At the time, I thought that Robin Cook's 'ethical foreign policy' should have extended to the eligibility for education provision of people from dubious backgrounds.
In other words, if your parents are propping up some oppressive regime should you be allowed to attend a Western University?
wow
Corruption with a capital C
as Woolf says, the academics are way, way behind on basic governance, and fell at the first hurdle
we know it of old: everyone (bankers, unions, MPs ...) will do it if they think they can get away with it
there must be an ethos, and failure to institutionalise a good ethos is a capital failure at the top
there are no bad soldiers (or, equally, there are no good soldiers either), only bad / good officers
The more you look about the worse it gets ND. Gadaffi's supervisor (who admitted she knew little of what he was supposed to be writing about) is a leading light of the Centre for Climate Change Economics and Policy (or whatever its full garbage title may be) at LSE. She's an American, just as is:
Edward McClennen (prime mover in getting Gadaffi into LSE by hook or by crook)
Professor of Philosophy
'Research and Teaching Interests
Ned McClennen has focused on foundational issues in decision and game theory, and on the application of these theories to issues in social and political philosophy, public policy, political economy, moral theory, and practical reason.

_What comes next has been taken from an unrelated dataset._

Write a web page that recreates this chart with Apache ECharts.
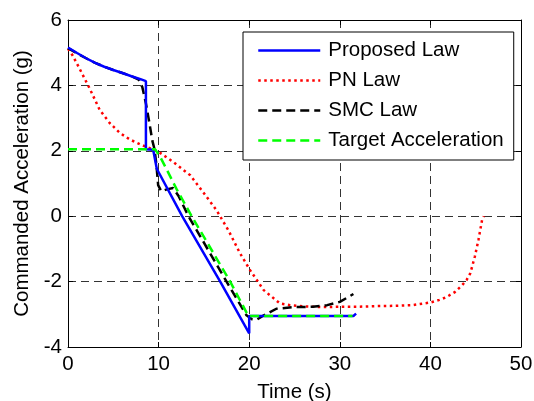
<!DOCTYPE html>
<html>
<head>
<meta charset="utf-8">
<script src="https://cdn.jsdelivr.net/npm/echarts@6/dist/echarts.min.js"></script>
<style>
html,body{margin:0;padding:0;background:#fff;}
#chart{width:534px;height:401px;}
</style>
</head>
<body>
<div id="chart"></div>
<script>
// ---- data ----
var xTicks = [0, 10, 20, 30, 40, 50];
var yTicks = [-4, -2, 0, 2, 4, 6];
var seriesNames = ['Proposed Law', 'PN Law', 'SMC Law', 'Target Acceleration'];

var proposedT = [0, 1, 2, 3, 4, 5, 6, 7, 8, 8.6, 8.6, 9.4, 9.8, 12.6, 16.8, 20, 20, 25, 31.5, 31.8];
var proposedV = [5.16, 4.99, 4.83, 4.69, 4.57, 4.47, 4.38, 4.28, 4.19, 4.13, 2.05, 2.03, 1.45, 0.0, -2.0, -3.58, -3.05, -3.05, -3.05, -2.98];

var pnT = [0, 0.5, 1.3, 2.4, 3.5, 4.6, 5.7, 6.8, 8.1, 10, 11.6, 13.5, 14.9, 16.4, 17.7, 19, 20.1, 21.6, 23.4, 24.5, 26, 28, 30, 32, 34, 36, 38, 40, 41, 41.8, 42.7, 43.5, 44, 44.4, 44.9, 45.3, 45.7, 45.9];
var pnV = [5.12, 4.92, 4.5, 3.9, 3.25, 2.85, 2.55, 2.35, 2.18, 1.97, 1.66, 1.25, 0.74, 0.18, -0.43, -1.14, -1.65, -2.26, -2.67, -2.72, -2.76, -2.78, -2.77, -2.77, -2.75, -2.74, -2.72, -2.64, -2.56, -2.47, -2.32, -2.11, -1.95, -1.75, -1.24, -0.73, -0.12, 0.0];

var smcT = [0, 1, 2, 3, 4, 5, 6, 7, 7.8, 8.2, 8.6, 9.0, 9.3, 9.55, 9.75, 9.95, 10.3, 10.9, 11.6, 12.2, 13.3, 17.5, 19.7, 20.3, 20.8, 21.5, 23, 25, 27, 28.6, 30, 31.5];
var smcV = [5.14, 4.98, 4.83, 4.69, 4.57, 4.47, 4.38, 4.28, 4.18, 3.95, 3.45, 2.83, 2.32, 2.05, 1.6, 0.95, 0.76, 0.82, 0.86, 0.62, 0.0, -2.0, -3.03, -3.15, -3.17, -3.05, -2.83, -2.78, -2.77, -2.72, -2.62, -2.38];

var targetT = [0, 9.6, 10.2, 11, 12, 13.65, 17.9, 19.9, 25, 31.4];
var targetV = [2.05, 2.05, 1.8, 1.37, 0.82, 0.0, -2.0, -3.05, -3.05, -3.05];

function zip(t, v) { return t.map(function (x, i) { return [x, v[i]]; }); }

var FONT = 'Liberation Sans, Arial, sans-serif';
var FS = 20.5;

var chart = echarts.init(document.getElementById('chart'), null, {renderer: 'canvas'});

var axisCommon = {
  axisLine: {show: true, onZero: false, lineStyle: {color: '#000', width: 1}},
  axisTick: {show: true, inside: true, length: 5, lineStyle: {color: '#000', width: 1}}
};

var option = {
  backgroundColor: '#fff',
  animation: false,
  grid: {left: 68, right: 13, top: 20, bottom: 54, show: false, containLabel: false, outerBoundsMode: 'none'},
  legend: {
    orient: 'vertical',
    left: 243,
    top: 32,
    padding: [8, 10, 9, 14],
    itemWidth: 62,
    itemHeight: 20,
    itemGap: 9,
    backgroundColor: '#fff',
    borderColor: '#000',
    borderWidth: 1,
    borderRadius: 0,
    data: seriesNames,
    textStyle: {fontFamily: FONT, fontSize: FS, color: '#000', lineHeight: 20, padding: [0, 0, 0, 3]},
    lineStyle: {width: 2.5},
    itemStyle: {opacity: 0, borderWidth: 0}
  },
  xAxis: [
    Object.assign({
      type: 'value', min: xTicks[0], max: xTicks[xTicks.length - 1], interval: 10,
      position: 'bottom',
      name: 'Time (s)', nameLocation: 'middle', nameGap: 35,
      nameTextStyle: {fontFamily: FONT, fontSize: FS, color: '#000'},
      axisLabel: {show: true, margin: 7, fontFamily: FONT, fontSize: FS, color: '#000'},
      splitLine: {show: true, lineStyle: {color: '#333', width: 1, type: [8, 5]}}
    }, axisCommon),
    Object.assign({
      type: 'value', min: xTicks[0], max: xTicks[xTicks.length - 1], interval: 10,
      position: 'top', axisLabel: {show: false}, splitLine: {show: false}
    }, axisCommon)
  ],
  yAxis: [
    Object.assign({
      type: 'value', min: yTicks[0], max: yTicks[yTicks.length - 1], interval: 2,
      position: 'left',
      name: 'Commanded Acceleration (g)', nameLocation: 'middle', nameGap: 35,
      nameTextStyle: {fontFamily: FONT, fontSize: FS, color: '#000'},
      axisLabel: {show: true, margin: 6, fontFamily: FONT, fontSize: FS, color: '#000'},
      splitLine: {show: true, lineStyle: {color: '#333', width: 1, type: [8, 5]}}
    }, axisCommon),
    Object.assign({
      type: 'value', min: yTicks[0], max: yTicks[yTicks.length - 1], interval: 2,
      position: 'right', axisLabel: {show: false}, splitLine: {show: false}
    }, axisCommon)
  ],
  series: [
    {
      name: seriesNames[0], type: 'line', symbol: 'none', data: zip(proposedT, proposedV),
      lineStyle: {color: '#0000ff', width: 2.5, type: 'solid'}, itemStyle: {color: '#0000ff'}, z: 5
    },
    {
      name: seriesNames[1], type: 'line', symbol: 'none', data: zip(pnT, pnV),
      lineStyle: {color: '#ff0000', width: 2.5, type: [2.5, 3.5]}, itemStyle: {color: '#ff0000'}, z: 3
    },
    {
      name: seriesNames[2], type: 'line', symbol: 'none', data: zip(smcT, smcV),
      lineStyle: {color: '#000000', width: 2.5, type: [9, 5]}, itemStyle: {color: '#000000'}, z: 4
    },
    {
      name: seriesNames[3], type: 'line', symbol: 'none', data: zip(targetT, targetV),
      lineStyle: {color: '#00ff00', width: 2.5, type: [9, 5]}, itemStyle: {color: '#00ff00'}, z: 6
    }
  ]
};
chart.setOption(option);
</script>
</body>
</html>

At the level of foundations, his book, Rationality and Dynamic Choice (Cambridge University Press, 1990) is a critique of the various axiomatic constructions of expected-utility theory, and in a series of parallel articles he has similarly critiqued the arguments that are supposed to underpin the theory of games. At the level of applications, he has written extensively and regularly taught courses on both historical and contemporary contractarian approaches to moral, social and political principles, including the works of Gauthier, Rawls and Dworkin. He is presently completing a book that explores what would qualify as a fully rational society.'
We all know about Held, Desai etc. but I hadn't got a grip on this pair.
These were instigators not inserts, I think, Elby.
Dubious background hardly covers incapacity g. Why was he admitted at all - he was incapable as various Departments pointed out.
HG,
Quite possibly - but the problem remains the same.